Young, energetic people-person.
Must be fluent in a minimum of two languages (fluency in 3 - 4 languages is a plus!).
Must be trusted to handle money and the ability to work with small electronic machinery is also necessary.
If you meet all the above requirements, then you too may qualify for a job working the counter at the Basel BURGER KING!!
Mrs. TBF and I stopped for lunch this past Saturday afternoon, as we sometimes do, at Basel's sole Burger King. It's quite the operation. And yes, it does taste pretty much the same (AWESOME!), and look the same, as it does in America. There is, however, one major difference: the people who work at the Basel Burger King all wear name tags which have flags of countries representing the different languages they speak.
The girl who served me must be a real flunky because she only spoke German and French (sheesh...no English?). But the girl at the next register spoke German, French, English, and Russian. I glanced over at another employee's name tag, and she spoke German, French, English, Japanese, and Hebrew (...gonna need a wider name tag).
Ummm...why are these people working at Burger King and not, let's say, the U.N. or W.H.O.?
As I've said before, I've even been served by a young lady at this particular Burger King who speaks German, French, English, and...FINNISH! It's all quite different from the fast-food restaurants in Chicago. There, the employees mostly speak Spanish as their first language and broken-English as their second language. I guess their name tags would have a Mexican flag and half of an American flag.

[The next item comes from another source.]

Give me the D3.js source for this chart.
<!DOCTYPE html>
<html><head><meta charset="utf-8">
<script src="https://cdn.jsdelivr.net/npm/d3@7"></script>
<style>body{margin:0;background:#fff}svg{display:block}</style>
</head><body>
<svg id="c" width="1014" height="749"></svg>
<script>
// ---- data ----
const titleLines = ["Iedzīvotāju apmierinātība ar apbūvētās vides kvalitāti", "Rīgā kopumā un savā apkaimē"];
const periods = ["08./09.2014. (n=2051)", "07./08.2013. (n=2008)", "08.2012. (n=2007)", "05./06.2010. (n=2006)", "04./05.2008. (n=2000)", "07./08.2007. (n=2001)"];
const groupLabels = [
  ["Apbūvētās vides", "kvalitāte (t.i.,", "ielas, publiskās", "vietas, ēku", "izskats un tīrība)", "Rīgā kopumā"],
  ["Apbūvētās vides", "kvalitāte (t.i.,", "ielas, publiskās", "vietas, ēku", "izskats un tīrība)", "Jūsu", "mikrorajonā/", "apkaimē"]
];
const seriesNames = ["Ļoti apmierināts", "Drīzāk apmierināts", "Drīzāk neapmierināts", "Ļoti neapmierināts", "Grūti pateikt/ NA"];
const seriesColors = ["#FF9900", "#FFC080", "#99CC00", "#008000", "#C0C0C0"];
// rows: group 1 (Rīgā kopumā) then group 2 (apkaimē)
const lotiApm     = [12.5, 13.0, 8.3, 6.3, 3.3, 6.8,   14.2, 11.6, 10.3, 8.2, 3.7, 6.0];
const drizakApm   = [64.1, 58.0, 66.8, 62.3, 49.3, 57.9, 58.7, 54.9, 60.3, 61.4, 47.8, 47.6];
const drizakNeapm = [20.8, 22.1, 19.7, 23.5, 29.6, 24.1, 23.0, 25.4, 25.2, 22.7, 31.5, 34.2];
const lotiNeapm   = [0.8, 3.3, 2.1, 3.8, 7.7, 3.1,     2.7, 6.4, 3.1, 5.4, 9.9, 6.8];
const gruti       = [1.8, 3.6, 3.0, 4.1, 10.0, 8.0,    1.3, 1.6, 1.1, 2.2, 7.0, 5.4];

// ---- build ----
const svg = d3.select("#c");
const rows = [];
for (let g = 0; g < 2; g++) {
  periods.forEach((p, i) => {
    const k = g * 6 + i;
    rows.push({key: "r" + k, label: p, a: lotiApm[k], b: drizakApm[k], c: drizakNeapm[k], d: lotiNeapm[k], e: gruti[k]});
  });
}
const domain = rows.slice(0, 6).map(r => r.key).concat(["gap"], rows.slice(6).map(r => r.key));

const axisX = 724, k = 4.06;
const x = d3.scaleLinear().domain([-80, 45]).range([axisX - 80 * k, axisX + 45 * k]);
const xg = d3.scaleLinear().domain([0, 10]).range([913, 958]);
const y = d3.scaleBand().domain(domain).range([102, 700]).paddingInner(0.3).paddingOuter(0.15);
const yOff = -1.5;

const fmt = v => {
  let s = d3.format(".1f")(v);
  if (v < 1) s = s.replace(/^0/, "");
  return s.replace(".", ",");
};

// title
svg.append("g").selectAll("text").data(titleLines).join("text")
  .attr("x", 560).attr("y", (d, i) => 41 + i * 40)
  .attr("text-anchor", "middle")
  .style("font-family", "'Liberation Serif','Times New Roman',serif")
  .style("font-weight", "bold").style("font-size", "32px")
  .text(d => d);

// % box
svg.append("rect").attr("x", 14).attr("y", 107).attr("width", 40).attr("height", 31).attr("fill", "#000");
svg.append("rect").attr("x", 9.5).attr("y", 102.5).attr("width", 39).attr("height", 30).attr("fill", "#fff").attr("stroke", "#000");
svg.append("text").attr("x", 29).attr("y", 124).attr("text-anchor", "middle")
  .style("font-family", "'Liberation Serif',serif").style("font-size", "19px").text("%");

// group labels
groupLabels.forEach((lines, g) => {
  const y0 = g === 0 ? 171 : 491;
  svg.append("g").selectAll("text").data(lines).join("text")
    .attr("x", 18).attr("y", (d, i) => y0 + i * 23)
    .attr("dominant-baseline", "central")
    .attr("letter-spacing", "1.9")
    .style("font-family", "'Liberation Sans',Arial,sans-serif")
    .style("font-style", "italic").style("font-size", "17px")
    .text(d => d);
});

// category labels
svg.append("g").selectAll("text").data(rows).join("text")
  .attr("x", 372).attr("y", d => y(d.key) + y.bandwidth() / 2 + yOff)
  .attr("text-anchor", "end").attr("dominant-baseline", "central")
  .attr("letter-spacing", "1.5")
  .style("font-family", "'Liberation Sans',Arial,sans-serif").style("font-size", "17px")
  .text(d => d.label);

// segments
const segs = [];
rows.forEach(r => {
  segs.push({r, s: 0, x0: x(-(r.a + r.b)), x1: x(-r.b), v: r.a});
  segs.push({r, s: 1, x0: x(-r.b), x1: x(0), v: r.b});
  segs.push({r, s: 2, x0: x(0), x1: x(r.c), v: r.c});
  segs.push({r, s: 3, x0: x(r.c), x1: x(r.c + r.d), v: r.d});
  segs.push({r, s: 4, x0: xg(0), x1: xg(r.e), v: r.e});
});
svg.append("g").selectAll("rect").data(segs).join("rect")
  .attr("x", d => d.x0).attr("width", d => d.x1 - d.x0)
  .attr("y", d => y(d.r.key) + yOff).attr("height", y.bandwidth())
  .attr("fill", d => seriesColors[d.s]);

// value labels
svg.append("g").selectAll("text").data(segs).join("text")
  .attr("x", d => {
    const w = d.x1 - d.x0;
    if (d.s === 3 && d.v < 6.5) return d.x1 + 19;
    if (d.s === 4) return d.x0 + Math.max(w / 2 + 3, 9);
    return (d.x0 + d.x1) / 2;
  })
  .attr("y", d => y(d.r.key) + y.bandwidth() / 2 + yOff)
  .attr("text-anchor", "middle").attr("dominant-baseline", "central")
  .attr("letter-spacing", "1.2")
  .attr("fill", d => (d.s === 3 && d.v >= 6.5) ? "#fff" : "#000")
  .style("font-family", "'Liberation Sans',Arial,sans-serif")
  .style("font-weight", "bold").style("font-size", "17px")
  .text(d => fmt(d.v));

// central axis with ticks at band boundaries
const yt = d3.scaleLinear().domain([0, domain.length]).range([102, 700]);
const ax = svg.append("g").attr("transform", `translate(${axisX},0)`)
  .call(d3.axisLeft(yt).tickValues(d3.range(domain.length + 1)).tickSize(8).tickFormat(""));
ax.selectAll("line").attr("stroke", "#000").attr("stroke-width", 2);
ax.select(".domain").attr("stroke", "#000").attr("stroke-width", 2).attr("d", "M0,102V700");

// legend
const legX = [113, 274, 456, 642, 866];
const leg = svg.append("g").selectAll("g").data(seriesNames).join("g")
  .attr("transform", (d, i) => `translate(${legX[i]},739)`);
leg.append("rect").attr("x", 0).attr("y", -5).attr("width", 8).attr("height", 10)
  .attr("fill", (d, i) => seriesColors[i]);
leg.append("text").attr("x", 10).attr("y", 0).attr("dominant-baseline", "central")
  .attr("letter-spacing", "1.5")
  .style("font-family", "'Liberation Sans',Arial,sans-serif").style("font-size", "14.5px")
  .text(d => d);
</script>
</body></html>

Of course, the name tags here have a Union Jack to represent English which means that I feel compelled to speak with a BRITISH accent (which my British friends say sounds like a Cockney accent) when ordering my food from an English-speaking employee.

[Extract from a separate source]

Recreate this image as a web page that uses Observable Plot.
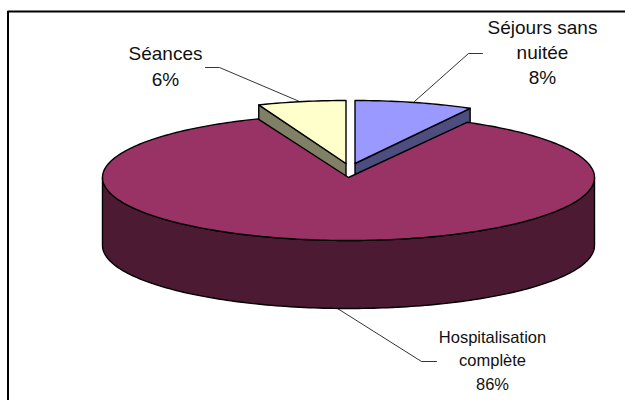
<!DOCTYPE html>
<html><head><meta charset="utf-8">
<script src="https://cdn.jsdelivr.net/npm/d3@7"></script>
<script src="https://cdn.jsdelivr.net/npm/@observablehq/plot@0.6"></script>
<style>html,body{margin:0;padding:0;background:#fff}svg{display:block}</style>
</head><body><div id="chart"></div>
<script>
// Data
const categories = ["Séjours sans nuitée", "Hospitalisation complète", "Séances"];
const shares = [8, 86, 6];
const labelLines = [["Séjours sans", "nuitée", "8%"], ["Hospitalisation", "complète", "86%"], ["Séances", "6%"]];
// Styles
const topColors = ["#9999ff", "#993366", "#ffffcc"];
const wallColors = ["#4d4d80", "#4d1a33", "#808066"];
const labelSizes = [19, 16.5, 19];
// Layout (pixels)
const W = 625, H = 400, cx = 348, cy = 177, ry = 63, depth = 68;
const radiusX = [239, 246, 237];
const explode = [[6.5, -14], [0, 0], [-2.5, -14]];
const labelPos = [[542, 27, 25], [492, 337, 23.5], [165, 53, 26]];
const leaderPos = [
  [[482, 53], [468, 53], [414, 101]],
  [[436, 361], [421, 361], [337, 308]],
  [[205, 67], [219, 67], [299, 101]]
];
const frameLeft = 7.5, frameTop = 11;

const total = d3.sum(shares);
let acc = 0;
const slices = shares.map((v, i) => {
  const a0 = acc / total * 2 * Math.PI; acc += v; const a1 = acc / total * 2 * Math.PI;
  return {i, a0, a1, ox: explode[i][0], oy: explode[i][1], rx: radiusX[i]};
});
const arcPts = (s, a0, a1, dz = 0) => {
  const n = Math.max(2, Math.ceil((a1 - a0) / 0.02)), out = [];
  for (let k = 0; k <= n; k++) {
    const a = a0 + (a1 - a0) * k / n;
    out.push([cx + s.ox + s.rx * Math.sin(a), cy + s.oy - ry * Math.cos(a) + dz]);
  }
  return out;
};
const shapes = [];
let nextId = 0;
const add = (pts, fill) => { const id = nextId++; [...pts, pts[0]].forEach(([x, y]) => shapes.push({id, x, y, fill})); };
const apex = s => [cx + s.ox, cy + s.oy];
const drawSmall = s => {
  const c0 = arcPts(s, s.a0, s.a0)[0], c1 = arcPts(s, s.a1, s.a1)[0], ap = apex(s);
  // cut wall below the lower straight edge of the slice
  const edge = s.i === 0 ? c1 : c0;
  add([ap, edge, [edge[0], edge[1] + depth], [ap[0], ap[1] + depth]], wallColors[s.i]);
  add([ap, ...arcPts(s, s.a0, s.a1)], topColors[s.i]);
};
drawSmall(slices[2]);
drawSmall(slices[0]);
const m = slices[1];
// outer wall of the big slice: visible from 3 o'clock round to 9 o'clock
const upperArc = arcPts(m, Math.PI / 2, 3 * Math.PI / 2);
const lowerArc = arcPts(m, Math.PI / 2, 3 * Math.PI / 2, depth).reverse();
add([...upperArc, ...lowerArc], wallColors[1]);
add([apex(m), ...arcPts(m, m.a0, m.a1)], topColors[1]);

const leaders = leaderPos.flatMap((l, id) => l.map(([x, y]) => ({id, x, y})));
const labels = labelLines.flatMap((ls, i) => ls.map((t, j) => ({t, size: labelSizes[i], x: labelPos[i][0], y: labelPos[i][1] + j * labelPos[i][2]})));

const chart = Plot.plot({
  width: W, height: H,
  marginLeft: 0, marginTop: 0, marginRight: 0, marginBottom: 0,
  x: {domain: [0, W], axis: null},
  y: {domain: [H, 0], axis: null},
  style: {background: "#fff", fontFamily: "'Liberation Sans', Arial, sans-serif"},
  marks: [
    Plot.ruleX([frameLeft], {y1: frameTop, y2: H, stroke: "#000", strokeWidth: 2}),
    Plot.ruleY([frameTop], {x1: frameLeft, x2: W, stroke: "#000", strokeWidth: 2}),
    Plot.line(shapes, {x: "x", y: "y", z: "id", fill: "fill", stroke: "#000", strokeWidth: 1.4, curve: "linear", strokeLinejoin: "round"}),
    Plot.line(leaders, {x: "x", y: "y", z: "id", stroke: "#000", strokeWidth: 0.8, curve: "linear"}),
    Plot.text(labels, {x: "x", y: "y", text: "t", fontSize: "size", fill: "#111", textAnchor: "middle", lineAnchor: "middle"})
  ]
});
document.getElementById("chart").appendChild(chart);
</script></body></html>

Actually, it's pretty easy for me to pass myself off as British. All I have to do is...
...complain how uncivilized people outside of the U.K. are because they don't know how to form a proper queue, mispronounce Whopper as Wah-pah, order chips instead of fries, say sorry a lot, complain about the cheese not being proper Stilton, and make my face look like I just sucked on a lemon when I find out that they don't offer malted vinegar to go along with the chips.